Sinais de resistência
Alguns sinais de oposição ao novo regime começaram a ser registrados. Aldeões armados tomaram três distritos da província de Baghlan, no norte, dos islamistas na sexta-feira, segundo a mídia local.
No vale de Panshir, ao nordeste de Cabul, Ahmad Masud, filho do célebre comandante Massud, assassinado pela Al-Qaeda em 2001, e o ex-vice-presidente Amrullah Saleh convocaram a resistência. Eles dizem estar reunindo homens, civis e ex-soldados.
Esta região é a única que não é controlada pelos talibãs.
O ex-vice-presidente Abdullah Abdullah postou fotos no Facebook ao lado do ex-presidente Hamid Karzai (2001-2014) falando com notáveis de Panshir, dias depois de os dois se reunirem com líderes dos talibãs.
Esta semana também ocorreram pequenos protestos isolados em cidades do Afeganistão, nas quais os afegãos agitaram as bandeiras preta, vermelha e verde do país.
Nesta sexta-feira, um dia de descanso e oração para os muçulmanos, os talibãs convocaram os imames a pregar pela unidade. "Aqueles que têm pouca fé correm atrás dos aviões americanos.
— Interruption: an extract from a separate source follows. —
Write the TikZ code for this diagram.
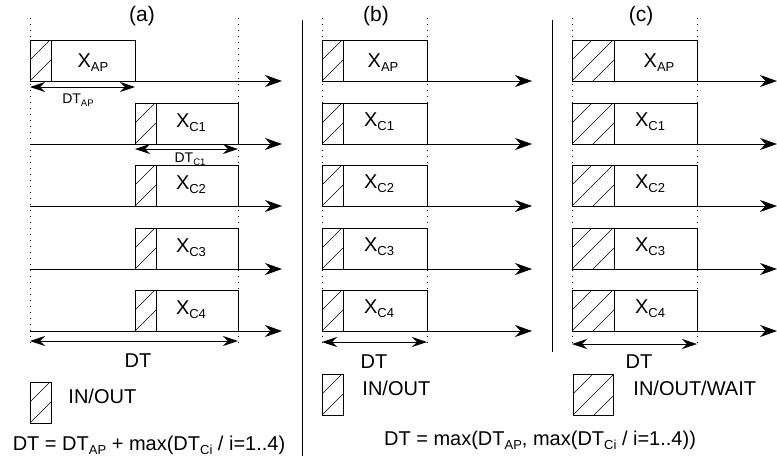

Eles não são boas pessoas, deveriam ficar e construir seu país", disse um imã em Cabul.
Evitar o "colapso"
A maioria da comunidade internacional observa cética e afirma que julgará "os atos" e não as palavras dos islâmicos, que garantiram que desejam boas relações diplomáticas com todos os países, mas que não aceitarão qualquer ingerência.
O presidente russo, Vladimir Putin, pediu à comunidade internacional que evite o "colapso" do Afeganistão e advertiu que "terroristas" devem ser impedidos de deixar o país, escondidos como refugiados.
Durante uma coletiva de imprensa conjunta com a chanceler alemã Angela Merkel, o chefe de estado da Rússia, um dos países que não evacuou sua embaixada em Cabul, também pediu que nenhuma tentativa seja feita para impor "valores estrangeiros" ao Afeganistão.
Nesta sexta, o Programa Mundial de Alimentos (PMA) da ONU alertou que um em cada três afegãos sofre insegurança alimentar e que "dois milhões estão em risco de desnutrição".